• [GOAL]: Retype, word for word, the lines between the ones holding "Reproduce this chart with D3.js." and "39.0, 32.0, 22.0];", inclusive; pictures stay out of the copy.

• [MATERIALS PROVIDED]:
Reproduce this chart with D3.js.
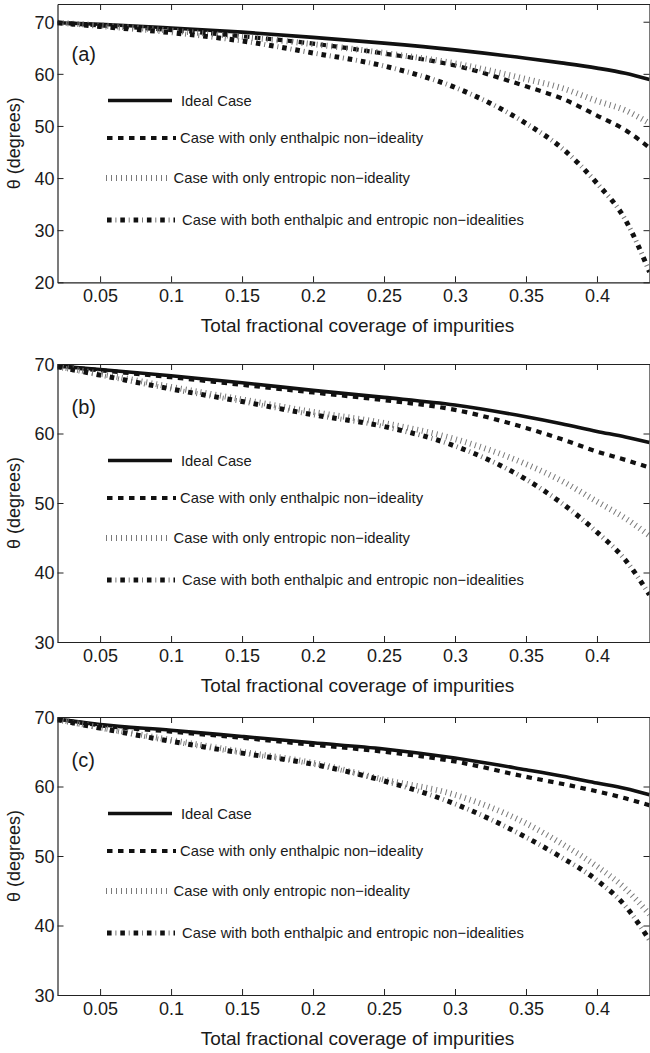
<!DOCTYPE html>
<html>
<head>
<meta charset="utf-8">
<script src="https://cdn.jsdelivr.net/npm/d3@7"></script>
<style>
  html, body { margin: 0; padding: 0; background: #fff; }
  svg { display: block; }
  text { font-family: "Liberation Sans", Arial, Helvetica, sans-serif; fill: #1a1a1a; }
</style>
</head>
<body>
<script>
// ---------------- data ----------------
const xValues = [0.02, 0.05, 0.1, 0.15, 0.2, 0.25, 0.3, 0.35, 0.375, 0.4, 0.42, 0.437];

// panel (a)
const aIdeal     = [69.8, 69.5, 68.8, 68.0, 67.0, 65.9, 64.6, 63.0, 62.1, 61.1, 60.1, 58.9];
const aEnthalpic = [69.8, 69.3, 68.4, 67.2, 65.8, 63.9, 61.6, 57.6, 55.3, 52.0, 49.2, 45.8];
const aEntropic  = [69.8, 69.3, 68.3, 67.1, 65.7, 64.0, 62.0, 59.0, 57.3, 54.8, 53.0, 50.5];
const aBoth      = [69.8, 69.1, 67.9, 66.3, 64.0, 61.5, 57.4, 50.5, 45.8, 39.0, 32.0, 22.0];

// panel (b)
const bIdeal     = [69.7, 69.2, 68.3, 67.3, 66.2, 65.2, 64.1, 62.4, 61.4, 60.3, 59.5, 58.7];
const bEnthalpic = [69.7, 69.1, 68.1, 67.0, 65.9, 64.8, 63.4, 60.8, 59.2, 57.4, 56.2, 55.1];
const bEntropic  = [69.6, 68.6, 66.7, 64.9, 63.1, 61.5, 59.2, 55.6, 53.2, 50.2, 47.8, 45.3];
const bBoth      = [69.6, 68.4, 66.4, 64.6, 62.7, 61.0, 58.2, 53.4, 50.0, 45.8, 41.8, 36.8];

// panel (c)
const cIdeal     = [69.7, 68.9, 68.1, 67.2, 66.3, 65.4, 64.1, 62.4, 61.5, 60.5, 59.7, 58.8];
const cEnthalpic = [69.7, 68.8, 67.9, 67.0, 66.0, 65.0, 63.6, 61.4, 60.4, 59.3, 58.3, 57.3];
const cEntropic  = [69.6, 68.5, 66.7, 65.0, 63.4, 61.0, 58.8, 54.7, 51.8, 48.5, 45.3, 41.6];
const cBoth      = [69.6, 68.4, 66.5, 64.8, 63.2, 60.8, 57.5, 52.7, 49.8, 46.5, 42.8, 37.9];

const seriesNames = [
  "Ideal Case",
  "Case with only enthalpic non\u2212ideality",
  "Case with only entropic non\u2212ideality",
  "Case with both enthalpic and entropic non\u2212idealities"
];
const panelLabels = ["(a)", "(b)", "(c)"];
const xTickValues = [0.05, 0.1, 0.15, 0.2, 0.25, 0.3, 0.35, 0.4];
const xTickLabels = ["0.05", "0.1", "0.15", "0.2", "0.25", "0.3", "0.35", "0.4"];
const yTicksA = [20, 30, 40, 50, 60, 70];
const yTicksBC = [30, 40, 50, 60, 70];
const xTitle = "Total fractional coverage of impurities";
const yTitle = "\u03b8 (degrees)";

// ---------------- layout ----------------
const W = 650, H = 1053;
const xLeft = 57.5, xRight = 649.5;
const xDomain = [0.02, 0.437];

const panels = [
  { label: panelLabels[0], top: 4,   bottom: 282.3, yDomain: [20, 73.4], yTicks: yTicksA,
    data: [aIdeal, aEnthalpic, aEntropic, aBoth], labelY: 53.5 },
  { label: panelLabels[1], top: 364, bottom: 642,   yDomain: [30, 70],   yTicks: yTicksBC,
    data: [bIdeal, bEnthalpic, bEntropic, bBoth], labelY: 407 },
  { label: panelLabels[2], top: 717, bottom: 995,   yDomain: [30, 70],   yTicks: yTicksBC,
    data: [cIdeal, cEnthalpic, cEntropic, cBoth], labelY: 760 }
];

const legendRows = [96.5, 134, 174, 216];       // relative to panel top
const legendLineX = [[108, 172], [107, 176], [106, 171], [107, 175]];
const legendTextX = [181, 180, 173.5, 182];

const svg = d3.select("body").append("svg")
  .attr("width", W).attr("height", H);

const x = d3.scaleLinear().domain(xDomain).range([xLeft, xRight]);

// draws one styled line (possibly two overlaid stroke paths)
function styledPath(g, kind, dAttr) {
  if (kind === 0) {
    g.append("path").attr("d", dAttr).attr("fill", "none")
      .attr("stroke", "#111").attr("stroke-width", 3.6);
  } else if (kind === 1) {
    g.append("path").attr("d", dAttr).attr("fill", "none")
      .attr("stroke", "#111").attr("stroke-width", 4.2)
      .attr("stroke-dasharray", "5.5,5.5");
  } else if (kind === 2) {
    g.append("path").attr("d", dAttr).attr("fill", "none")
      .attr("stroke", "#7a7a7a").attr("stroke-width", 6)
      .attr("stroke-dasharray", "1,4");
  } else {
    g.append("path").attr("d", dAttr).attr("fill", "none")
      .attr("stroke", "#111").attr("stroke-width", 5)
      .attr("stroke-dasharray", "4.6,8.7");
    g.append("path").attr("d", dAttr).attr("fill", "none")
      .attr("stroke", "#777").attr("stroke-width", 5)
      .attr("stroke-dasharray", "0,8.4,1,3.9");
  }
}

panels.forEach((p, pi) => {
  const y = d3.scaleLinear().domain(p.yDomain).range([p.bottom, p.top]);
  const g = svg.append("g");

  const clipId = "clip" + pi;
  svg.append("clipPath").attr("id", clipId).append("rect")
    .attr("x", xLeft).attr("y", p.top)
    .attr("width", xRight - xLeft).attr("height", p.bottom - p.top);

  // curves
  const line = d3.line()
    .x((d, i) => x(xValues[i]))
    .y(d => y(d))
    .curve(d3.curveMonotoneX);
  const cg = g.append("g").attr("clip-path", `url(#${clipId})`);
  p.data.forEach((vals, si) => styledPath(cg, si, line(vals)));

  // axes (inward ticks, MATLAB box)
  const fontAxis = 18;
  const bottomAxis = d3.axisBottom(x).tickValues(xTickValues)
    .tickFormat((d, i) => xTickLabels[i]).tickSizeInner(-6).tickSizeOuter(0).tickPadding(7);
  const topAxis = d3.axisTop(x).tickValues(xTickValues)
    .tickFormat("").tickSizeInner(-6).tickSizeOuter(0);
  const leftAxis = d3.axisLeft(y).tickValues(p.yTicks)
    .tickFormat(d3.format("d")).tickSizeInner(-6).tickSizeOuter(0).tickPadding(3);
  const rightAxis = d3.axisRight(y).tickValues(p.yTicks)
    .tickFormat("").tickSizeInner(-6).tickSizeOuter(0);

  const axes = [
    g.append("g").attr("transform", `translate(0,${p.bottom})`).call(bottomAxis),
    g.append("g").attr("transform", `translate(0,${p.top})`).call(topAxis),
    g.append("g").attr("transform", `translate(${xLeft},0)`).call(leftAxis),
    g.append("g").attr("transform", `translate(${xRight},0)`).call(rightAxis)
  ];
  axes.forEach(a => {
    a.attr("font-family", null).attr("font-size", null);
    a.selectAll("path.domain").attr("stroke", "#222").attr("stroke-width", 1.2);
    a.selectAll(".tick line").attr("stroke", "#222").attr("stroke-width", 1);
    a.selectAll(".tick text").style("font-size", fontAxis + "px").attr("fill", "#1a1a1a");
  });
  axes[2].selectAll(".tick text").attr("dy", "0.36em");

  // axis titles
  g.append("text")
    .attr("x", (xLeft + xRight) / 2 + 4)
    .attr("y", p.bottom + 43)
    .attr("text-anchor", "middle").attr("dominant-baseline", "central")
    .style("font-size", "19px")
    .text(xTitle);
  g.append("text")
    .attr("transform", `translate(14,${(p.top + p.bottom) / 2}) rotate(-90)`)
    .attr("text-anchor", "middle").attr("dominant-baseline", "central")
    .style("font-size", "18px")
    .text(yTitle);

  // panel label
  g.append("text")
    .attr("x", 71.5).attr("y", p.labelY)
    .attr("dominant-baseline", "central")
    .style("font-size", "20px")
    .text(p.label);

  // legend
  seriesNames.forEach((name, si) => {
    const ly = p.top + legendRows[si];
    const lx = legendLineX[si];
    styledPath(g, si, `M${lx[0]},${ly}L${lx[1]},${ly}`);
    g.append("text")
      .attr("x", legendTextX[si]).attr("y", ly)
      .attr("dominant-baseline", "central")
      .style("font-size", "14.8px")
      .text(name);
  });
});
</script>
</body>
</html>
* * *
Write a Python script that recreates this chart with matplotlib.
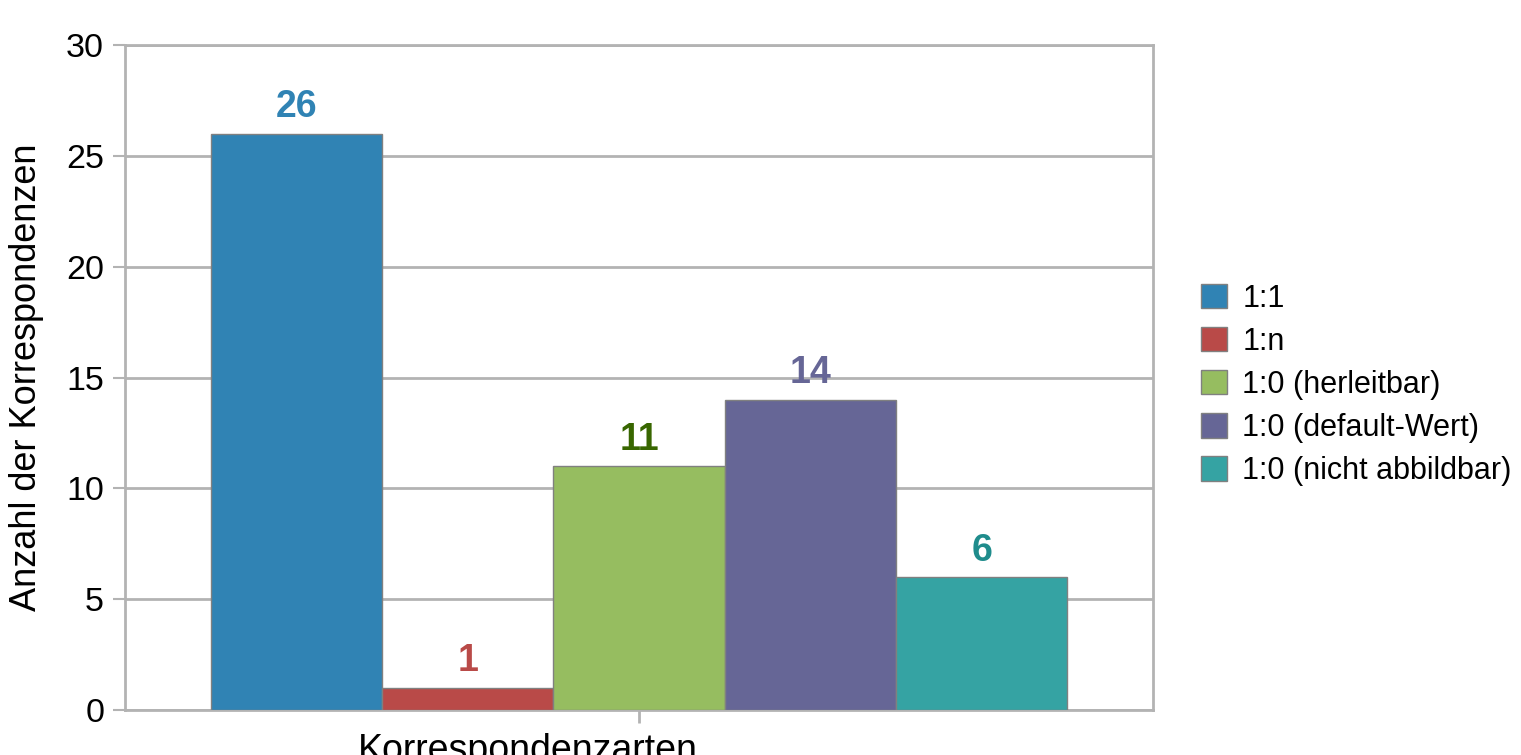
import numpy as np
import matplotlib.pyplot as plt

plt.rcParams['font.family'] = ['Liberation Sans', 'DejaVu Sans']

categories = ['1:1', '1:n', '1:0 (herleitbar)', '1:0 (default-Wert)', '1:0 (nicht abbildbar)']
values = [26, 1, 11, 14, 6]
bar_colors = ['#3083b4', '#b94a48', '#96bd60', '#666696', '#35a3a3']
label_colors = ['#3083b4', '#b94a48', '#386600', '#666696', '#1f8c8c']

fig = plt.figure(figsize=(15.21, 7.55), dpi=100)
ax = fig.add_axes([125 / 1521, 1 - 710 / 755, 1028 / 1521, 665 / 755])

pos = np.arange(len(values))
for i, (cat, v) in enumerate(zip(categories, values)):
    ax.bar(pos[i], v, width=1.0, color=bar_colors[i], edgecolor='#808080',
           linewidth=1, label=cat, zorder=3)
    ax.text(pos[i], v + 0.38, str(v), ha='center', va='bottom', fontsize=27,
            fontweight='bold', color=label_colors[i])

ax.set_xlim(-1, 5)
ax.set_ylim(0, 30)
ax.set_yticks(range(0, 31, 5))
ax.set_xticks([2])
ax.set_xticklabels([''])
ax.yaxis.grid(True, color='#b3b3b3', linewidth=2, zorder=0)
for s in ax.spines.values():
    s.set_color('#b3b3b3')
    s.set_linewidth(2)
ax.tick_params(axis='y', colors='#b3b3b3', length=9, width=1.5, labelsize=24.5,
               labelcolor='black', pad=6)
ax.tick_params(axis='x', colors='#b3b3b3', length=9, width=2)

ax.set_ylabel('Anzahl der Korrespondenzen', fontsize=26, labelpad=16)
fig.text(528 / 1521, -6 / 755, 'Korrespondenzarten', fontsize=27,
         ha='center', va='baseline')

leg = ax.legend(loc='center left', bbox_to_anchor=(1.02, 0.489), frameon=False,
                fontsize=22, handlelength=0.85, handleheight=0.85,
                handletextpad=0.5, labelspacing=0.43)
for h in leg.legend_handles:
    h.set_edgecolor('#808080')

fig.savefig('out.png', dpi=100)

• [FINISHED EXERCISE]:
Reproduce this chart with D3.js.
<!DOCTYPE html>
<html>
<head>
<meta charset="utf-8">
<script src="https://cdn.jsdelivr.net/npm/d3@7"></script>
<style>
  html, body { margin: 0; padding: 0; background: #fff; }
  svg { display: block; }
  text { font-family: "Liberation Sans", Arial, Helvetica, sans-serif; fill: #1a1a1a; }
</style>
</head>
<body>
<script>
// ---------------- data ----------------
const xValues = [0.02, 0.05, 0.1, 0.15, 0.2, 0.25, 0.3, 0.35, 0.375, 0.4, 0.42, 0.437];

// panel (a)
const aIdeal     = [69.8, 69.5, 68.8, 68.0, 67.0, 65.9, 64.6, 63.0, 62.1, 61.1, 60.1, 58.9];
const aEnthalpic = [69.8, 69.3, 68.4, 67.2, 65.8, 63.9, 61.6, 57.6, 55.3, 52.0, 49.2, 45.8];
const aEntropic  = [69.8, 69.3, 68.3, 67.1, 65.7, 64.0, 62.0, 59.0, 57.3, 54.8, 53.0, 50.5];
const aBoth      = [69.8, 69.1, 67.9, 66.3, 64.0, 61.5, 57.4, 50.5, 45.8, 39.0, 32.0, 22.0];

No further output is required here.